In particular, he warned that mass-market vehicle makers, where pricing is a more sensitive factor, could see sharper declines in competitiveness and volumes in the US, “especially if tariffs are decidedly passed on to drivers – which could lead consumers to keep their cars longer or buy second-hand, impacting customer loyalty and profitability for OEMs,” he explained.

Tribe added that car makers are likely to assess their response carefully: “There is still an inflection point on a case-by-case basis as to how much automotive companies can or will be willing to flow price increases through to consumers. If tariff rates are deemed low enough, it may mean that OEMs will not look to make drastic changes to their manufacturing footprint and supply chain networks but look at other cost avoidance or reduction measures which might be able to offset some, or all, of the price uplift.”

Aidan Rushby, founder and CEO of car finance platform Carmoola, noted that the deal should help stabilise prices in the used car market.

“For UK car buyers, prices in the nearly-new and used car market should remain steady rather than dropping sharply, as was predicted when Trump’s tariffs were initially announced,” he said.
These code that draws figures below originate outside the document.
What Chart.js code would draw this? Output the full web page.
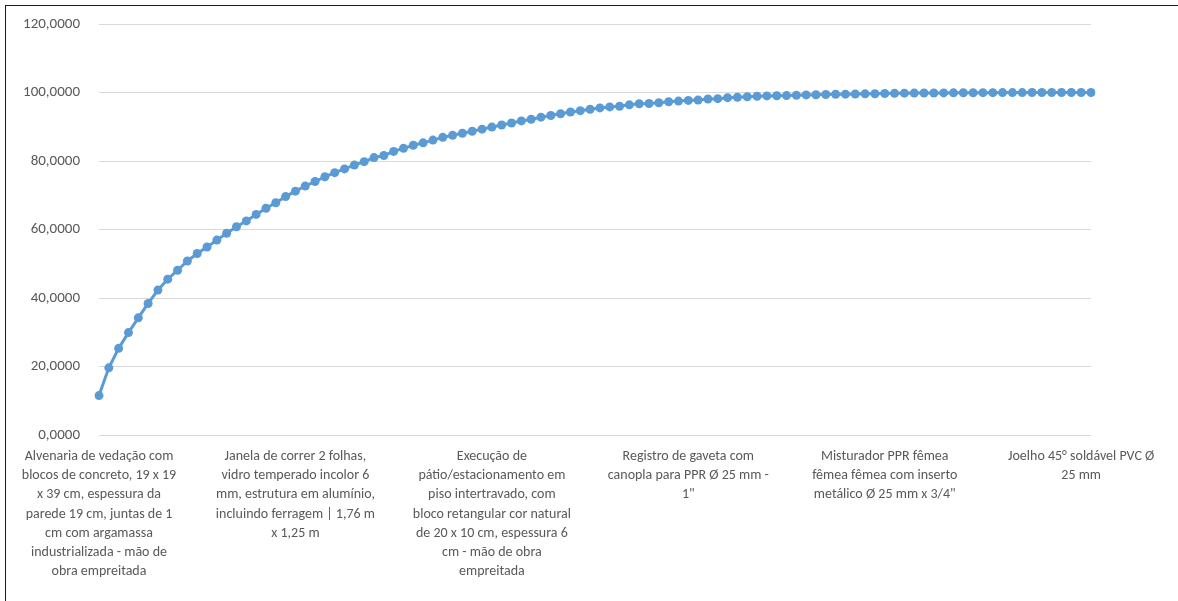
<!DOCTYPE html>
<html lang="pt-BR">
<head>
<meta charset="utf-8">
<title>Curva ABC</title>
<script src="https://cdn.jsdelivr.net/npm/chart.js@4"></script>
<style>
  html, body { margin: 0; padding: 0; background: #fff; }
  #wrap { position: relative; width: 1178px; height: 601px; overflow: hidden; }
  #frame {
    position: absolute; left: 5px; top: 5px; width: 1300px; height: 700px;
    border-top: 1px solid #1a1a1a; border-left: 1px solid #1a1a1a;
    pointer-events: none;
  }
  #chart { position: absolute; left: 0; top: 0; }
</style>
</head>
<body>
<div id="wrap">
  <canvas id="chart" width="1178" height="601"></canvas>
  <div id="frame"></div>
</div>
<script>
// Percentual acumulado por item (curva ABC), 102 itens
const cumPct = [
  11.5, 19.6, 25.3, 29.9, 34.2, 38.4, 42.3, 45.5, 48.1, 50.8,
  53.0, 54.9, 56.9, 58.9, 60.8, 62.5, 64.4, 66.2, 67.8, 69.6,
  71.2, 72.7, 74.0, 75.4, 76.6, 77.7, 78.8, 79.8, 81.0, 81.6,
  82.8, 83.7, 84.6, 85.3, 86.1, 86.9, 87.5, 88.1, 88.7, 89.3,
  89.9, 90.5, 91.1, 91.7, 92.2, 92.8, 93.3, 93.8, 94.3, 94.7,
  95.1, 95.5, 95.8, 96.0, 96.4, 96.7, 96.8, 97.0, 97.3, 97.5,
  97.7, 97.8, 98.1, 98.2, 98.5, 98.6, 98.75, 98.9, 99.0, 99.05,
  99.1, 99.2, 99.3, 99.35, 99.4, 99.5, 99.52, 99.55, 99.6, 99.65,
  99.7, 99.75, 99.8, 99.82, 99.85, 99.87, 99.89, 99.91, 99.92, 99.94,
  99.95, 99.96, 99.97, 99.98, 99.98, 99.99, 99.99, 99.99, 100, 100,
  100, 100
];

// Itens com rótulo visível no eixo (um a cada 20), já quebrados em linhas
const labelStep = 20;
const shownItems = [
  ['Alvenaria de vedação com', 'blocos de concreto, 19 x 19', 'x 39 cm, espessura da',
   'parede 19 cm, juntas de 1', 'cm com argamassa', 'industrializada - mão de', 'obra empreitada'],
  ['Janela de correr 2 folhas,', 'vidro temperado incolor 6', 'mm, estrutura em alumínio,',
   'incluindo ferragem | 1,76 m', 'x 1,25 m'],
  ['Execução de', 'pátio/estacionamento em', 'piso intertravado, com',
   'bloco retangular cor natural', 'de 20 x 10 cm, espessura 6', 'cm - mão de obra', 'empreitada'],
  ['Registro de gaveta com', 'canopla para PPR Ø 25 mm -', '1"'],
  ['Misturador PPR fêmea', 'fêmea fêmea com inserto', 'metálico Ø 25 mm x 3/4"'],
  ['Joelho 45° soldável PVC Ø', '25 mm']
];

const yTicks = { min: 0, max: 120, step: 20 };

const itemLabels = cumPct.map((_, i) => (i % labelStep === 0 ? shownItems[i / labelStep] : ''));

const blue = '#5B9BD5';
const textGray = '#595959';
const gridGray = '#D9D9D9';
const font = 'Calibri, Carlito, Lato, sans-serif';

new Chart(document.getElementById('chart'), {
  type: 'line',
  data: {
    labels: itemLabels,
    datasets: [{
      data: cumPct,
      borderColor: blue,
      backgroundColor: blue,
      borderWidth: 3,
      pointRadius: 4.5,
      pointBorderWidth: 0,
      pointBackgroundColor: blue,
      tension: 0
    }]
  },
  options: {
    responsive: false,
    animation: false,
    layout: { padding: { top: 24, right: 87, left: 0, bottom: 0 } },
    plugins: { legend: { display: false }, tooltip: { enabled: false } },
    scales: {
      x: {
        offset: false,
        grid: { display: false, drawTicks: false },
        border: { display: false },
        ticks: {
          autoSkip: false, maxRotation: 0, minRotation: 0, padding: 12,
          color: textGray,
          font: { family: font, size: 14, lineHeight: 1.37 }
        },
        afterFit: s => { s.height = 166; }
      },
      y: {
        min: yTicks.min, max: yTicks.max,
        grid: { color: gridGray, lineWidth: 1, drawTicks: false },
        border: { display: false },
        ticks: {
          stepSize: yTicks.step, padding: 19, color: textGray,
          font: { family: font, size: 15 },
          callback: v => v.toFixed(4).replace('.', ',')
        },
        // largura fixa do eixo; sem folga extra acima/abaixo da área do gráfico
        afterFit: s => { s.width = 99; s.paddingTop = 0; s.paddingBottom = 0; }
      }
    }
  }
});
</script>
</body>
</html>
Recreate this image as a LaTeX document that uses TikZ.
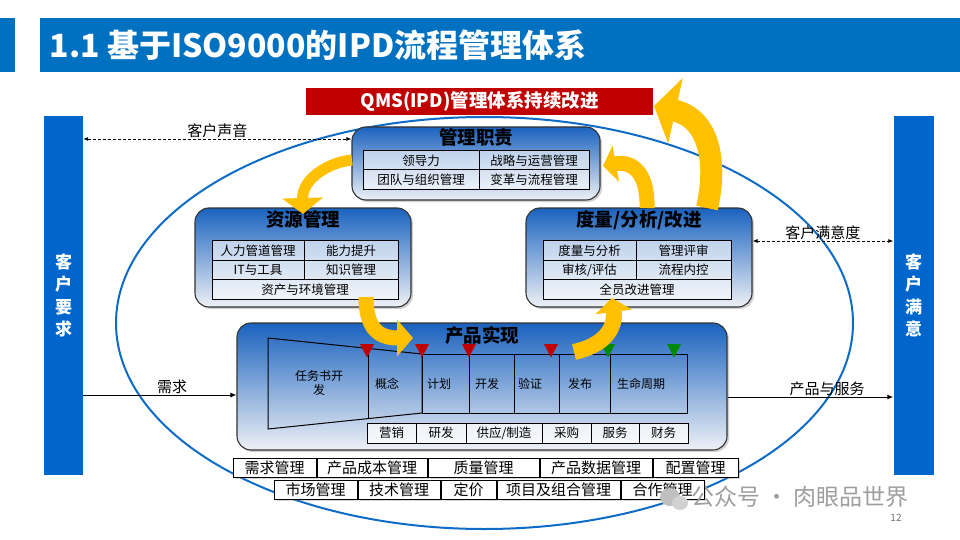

“That’s good news for existing car owners who won’t have to worry about their vehicle losing value too quickly, but those hunting for a bargain may see fewer discounted options.”

Philipp Sayler von Amende, chief commercial officer at online car marketplace Carwow, described the tariff deal as “a significant relief ” for the UK automotive sector and said attention will now shift to Europe, where French, German, and Italian manufacturers remain fully exposed to the 25% levy.

“Brussels will be under increasing pressure to secure a similar deal to keep EU exports competitive in the US,” he said..

The deal comes as the Bank of England cut interest rates to 4.25% offering the prospect of increased stability that could support more accurate long-term forecasting and planning.